González has proclaimed his pride in being Puerto Rican, has asked the U.S. Government to work hard to preserve the national identity of Puerto Ricans, and criticized political corruption in Puerto Rico.[15]
During the spring of 2006, along with several Protestant leaders, he was instrumental in persuading Puerto Rican Governor Aníbal Acevedo Vilá, Senate President Kenneth McClintock, and House Speaker José Aponte Hernández to resolve Puerto Rico's fiscal crisis, which had sparked a two-week-long government shutdown.[16]
As González awaited the results of the investigation, the bishops of Puerto Rico demonstrated their confidence in him by electing him the president of their conference in December 2012. That same month he refused when pressured to resign by Vatican officials,[18] responding instead with a lengthy rebuttal in February 2013.[19] When details of the standoff became public, almost a hundred Catholic organizations formed a coalition to demonstrate their solidarity with González.[20] [21]
The Vatican cleared González of all the charges against him in June 2013.[22] In August, Wesolowski was removed as apostolic delegate[23] and the failure of the Vatican to credit his claims against González was thought to explain his departure.[24] Wesolowski was in fact removed because he was suspected of sexually abusing minors.
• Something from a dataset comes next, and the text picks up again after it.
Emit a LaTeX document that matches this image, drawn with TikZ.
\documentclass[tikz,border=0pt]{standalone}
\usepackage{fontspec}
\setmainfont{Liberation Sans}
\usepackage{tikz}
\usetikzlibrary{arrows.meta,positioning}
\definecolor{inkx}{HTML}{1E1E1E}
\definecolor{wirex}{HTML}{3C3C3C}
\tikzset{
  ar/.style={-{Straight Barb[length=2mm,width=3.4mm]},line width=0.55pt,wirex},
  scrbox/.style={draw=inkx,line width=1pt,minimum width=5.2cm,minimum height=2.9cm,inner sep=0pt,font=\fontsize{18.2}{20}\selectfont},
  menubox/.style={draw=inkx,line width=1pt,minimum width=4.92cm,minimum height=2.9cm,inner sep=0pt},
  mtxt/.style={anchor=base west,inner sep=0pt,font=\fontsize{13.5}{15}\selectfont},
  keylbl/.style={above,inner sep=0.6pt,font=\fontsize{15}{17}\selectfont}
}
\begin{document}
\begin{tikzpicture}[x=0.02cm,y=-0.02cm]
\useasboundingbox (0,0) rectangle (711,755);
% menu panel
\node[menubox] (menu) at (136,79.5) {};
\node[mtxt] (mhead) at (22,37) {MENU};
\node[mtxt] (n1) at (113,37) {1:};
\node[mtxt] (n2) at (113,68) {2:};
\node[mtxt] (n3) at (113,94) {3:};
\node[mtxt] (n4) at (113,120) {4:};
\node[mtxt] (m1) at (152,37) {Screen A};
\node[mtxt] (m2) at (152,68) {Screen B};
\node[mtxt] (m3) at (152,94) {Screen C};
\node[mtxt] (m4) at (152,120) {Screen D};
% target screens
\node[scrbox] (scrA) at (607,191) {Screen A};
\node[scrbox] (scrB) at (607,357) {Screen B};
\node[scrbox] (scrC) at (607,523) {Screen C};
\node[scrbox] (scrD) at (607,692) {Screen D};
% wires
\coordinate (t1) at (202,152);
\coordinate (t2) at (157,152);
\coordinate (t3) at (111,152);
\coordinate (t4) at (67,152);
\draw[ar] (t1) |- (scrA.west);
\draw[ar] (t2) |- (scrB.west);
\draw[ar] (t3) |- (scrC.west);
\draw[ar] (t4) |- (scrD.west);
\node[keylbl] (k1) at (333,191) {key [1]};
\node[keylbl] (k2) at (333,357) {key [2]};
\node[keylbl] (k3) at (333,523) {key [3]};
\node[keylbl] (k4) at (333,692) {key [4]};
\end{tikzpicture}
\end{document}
After a canonical trial he was laicized in June 2014.[25]
Power's remains arrived in San Juan on April 6, 2013; González called the transfer "a boost to our identity" and a moment of clarification for Puerto Rico.[29] By then González could count on support from his friend, the newly elected Pope Francis,[30] and on May 18 the Congregation for Divine Worship told him it had no objection to moving Power's remains into the cathedral.[31] On June 2, González decreed the establishment of the "Chapel of the Holy Christ of the entire Puerto Rican nation" to serve as "a privileged place dedicated to prayer for Puerto Rico, its nation, including its diaspora and all its inhabitants".[22] On June 10, 2013, the 200th anniversary of Power's death in Cádiz, his remains and those of Arizmendi were reinterred in the chapel. González said: "If this Altar of the Homeland leads us to erect an Altar of the Homeland in our hearts, then all this effort has been worth it."[32]
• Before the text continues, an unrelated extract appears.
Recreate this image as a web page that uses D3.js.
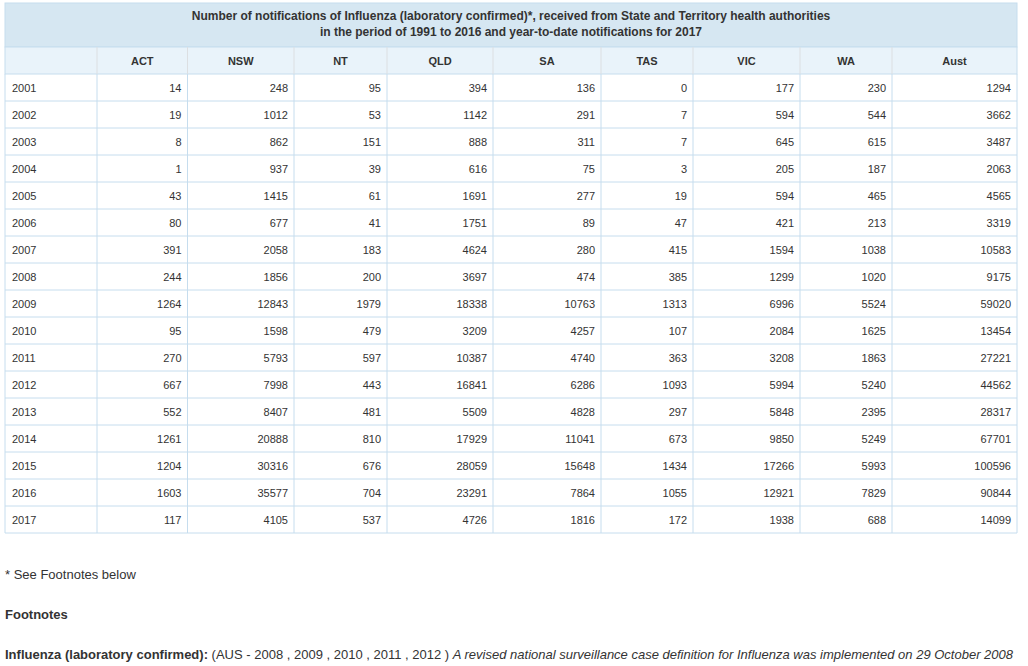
<!DOCTYPE html>
<html><head><meta charset="utf-8">
<script src="https://cdn.jsdelivr.net/npm/d3@7"></script>
<style>
body{margin:0;background:#fff;font-family:"Liberation Sans",Arial,sans-serif;}
svg{display:block;}
</style></head>
<body>
<svg id="c" width="1028" height="666"></svg>
<script>
const titleLines = ["Number of notifications of Influenza (laboratory confirmed)*, received from State and Territory health authorities",
  "in the period of 1991 to 2016 and year-to-date notifications for 2017"];
const columns = ["ACT","NSW","NT","QLD","SA","TAS","VIC","WA","Aust"];
const years = [2001,2002,2003,2004,2005,2006,2007,2008,2009,2010,2011,2012,2013,2014,2015,2016,2017];
const ACT  = [14,19,8,1,43,80,391,244,1264,95,270,667,552,1261,1204,1603,117];
const NSW  = [248,1012,862,937,1415,677,2058,1856,12843,1598,5793,7998,8407,20888,30316,35577,4105];
const NT   = [95,53,151,39,61,41,183,200,1979,479,597,443,481,810,676,704,537];
const QLD  = [394,1142,888,616,1691,1751,4624,3697,18338,3209,10387,16841,5509,17929,28059,23291,4726];
const SA   = [136,291,311,75,277,89,280,474,10763,4257,4740,6286,4828,11041,15648,7864,1816];
const TAS  = [0,7,7,3,19,47,415,385,1313,107,363,1093,297,673,1434,1055,172];
const VIC  = [177,594,645,205,594,421,1594,1299,6996,2084,3208,5994,5848,9850,17266,12921,1938];
const WA   = [230,544,615,187,465,213,1038,1020,5524,1625,1863,5240,2395,5249,5993,7829,688];
const Aust = [1294,3662,3487,2063,4565,3319,10583,9175,59020,13454,27221,44562,28317,67701,100596,90844,14099];
const footStar = "* See Footnotes below";
const footHead = "Footnotes";
const footBold = "Influenza (laboratory confirmed):";
const footPlain = " (AUS - 2008 , 2009 , 2010 , 2011 , 2012 ) ";
const footItalic = "A revised national surveillance case definition for Influenza was implemented on 29 October 2008";

const series = {ACT,NSW,NT,QLD,SA,TAS,VIC,WA,Aust};

const svg = d3.select("#c");
const edges = [5,97,187.5,294,387,493,601,693,800,892,1017];
const keys = ["Year"].concat(columns);
const xL = d3.scaleOrdinal().domain(keys).range(edges.slice(0,-1));
const xR = d3.scaleOrdinal().domain(keys).range(edges.slice(1));
const y = d3.scaleBand().domain(years).range([74,533]).padding(0);

const border = "#c6ddee";
const txt = "#333";
const left = edges[0], right = edges[edges.length-1];

// title row
svg.append("rect").attr("x",left).attr("y",3).attr("width",right-left).attr("height",44)
  .attr("fill","#d6e7f2").attr("stroke",border);
svg.selectAll(".tt").data(titleLines).join("text")
  .attr("x",(left+right)/2).attr("y",(d,i)=>20+i*16)
  .attr("text-anchor","middle").attr("font-size","12px").attr("font-weight","bold")
  .attr("fill",txt).text(d=>d);

// header row
svg.append("rect").attr("x",left).attr("y",47).attr("width",right-left).attr("height",27)
  .attr("fill","#e9f3fa").attr("stroke",border);
svg.selectAll(".hsep").data(keys.slice(1)).join("line")
  .attr("x1",d=>xL(d)).attr("x2",d=>xL(d)).attr("y1",47).attr("y2",74)
  .attr("stroke","#dcdfe2");
svg.selectAll(".ht").data(columns).join("text")
  .attr("x",d=>(xL(d)+xR(d))/2).attr("y",64.5)
  .attr("text-anchor","middle").attr("font-size","11px").attr("font-weight","bold")
  .attr("fill",txt).text(d=>d);

// data rows
const g = svg.append("g");
g.selectAll(".rl").data(years).join("line")
  .attr("x1",left).attr("x2",right).attr("y1",d=>y(d)+y.bandwidth()).attr("y2",d=>y(d)+y.bandwidth())
  .attr("stroke",border);
g.selectAll(".cl").data(edges).join("line")
  .attr("x1",d=>d).attr("x2",d=>d).attr("y1",74).attr("y2",533)
  .attr("stroke",border);
g.selectAll(".yt").data(years).join("text")
  .attr("x",xL("Year")+7).attr("y",d=>y(d)+y.bandwidth()/2+4)
  .attr("font-size","11px").attr("fill",txt).text(d=>d);
columns.forEach(c=>{
  g.selectAll(".v"+c).data(series[c]).join("text")
    .attr("x",xR(c)-6).attr("y",(d,i)=>y(years[i])+y.bandwidth()/2+4)
    .attr("text-anchor","end").attr("font-size","11px").attr("fill",txt).text(d=>d);
});

// footnotes
svg.append("text").attr("x",5).attr("y",579).attr("font-size","13px").attr("fill",txt).text(footStar);
svg.append("text").attr("x",5).attr("y",619).attr("font-size","13px").attr("font-weight","bold").attr("fill",txt).text(footHead);
const ft = svg.append("text").attr("x",5).attr("y",659).attr("font-size","13px").attr("fill",txt);
ft.append("tspan").attr("font-weight","bold").text(footBold);
ft.append("tspan").text(footPlain);
ft.append("tspan").attr("font-style","italic").text(footItalic);
</script>
</body></html>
He attend both sessions of the Synod of Bishops on the Family as president of the Episcopal Conference of Puerto Rico in October 2014[36] and October 2015.[37] At the 2015 meeting, he described the current practice of divorced and remarried Catholics approaching the priest with their arms crossed to receive a blessing and called it "a manifestation of the desire of sacramental communion" in which "they humble themselves before the community by making clear to all their illegal status; as if to say: Mea culpa, mea culpa, mea maxima culpa!" He suggested a pastoral approach that would guide them on a "penitential journey", questioned the requirement that a spouse abandon their partner in an unsanctioned marriage, and underscored "the efficacy of the penitential sacrament as a sacrament of conversion".[38]
González has received honorary doctorates from St. Bonaventure University (New York), Universidad Central de Bayamón (Puerto Rico), Siena College (New York), and the Graduate Theological Foundation (Puerto Rico).[39] Regis College in Massachusetts awarded him its Presidential Medal in 2000.[40] Fordham awarded him its Sapientia et Doctrina award in recognition of his contributions to Hispanic ministry in 2009.[3]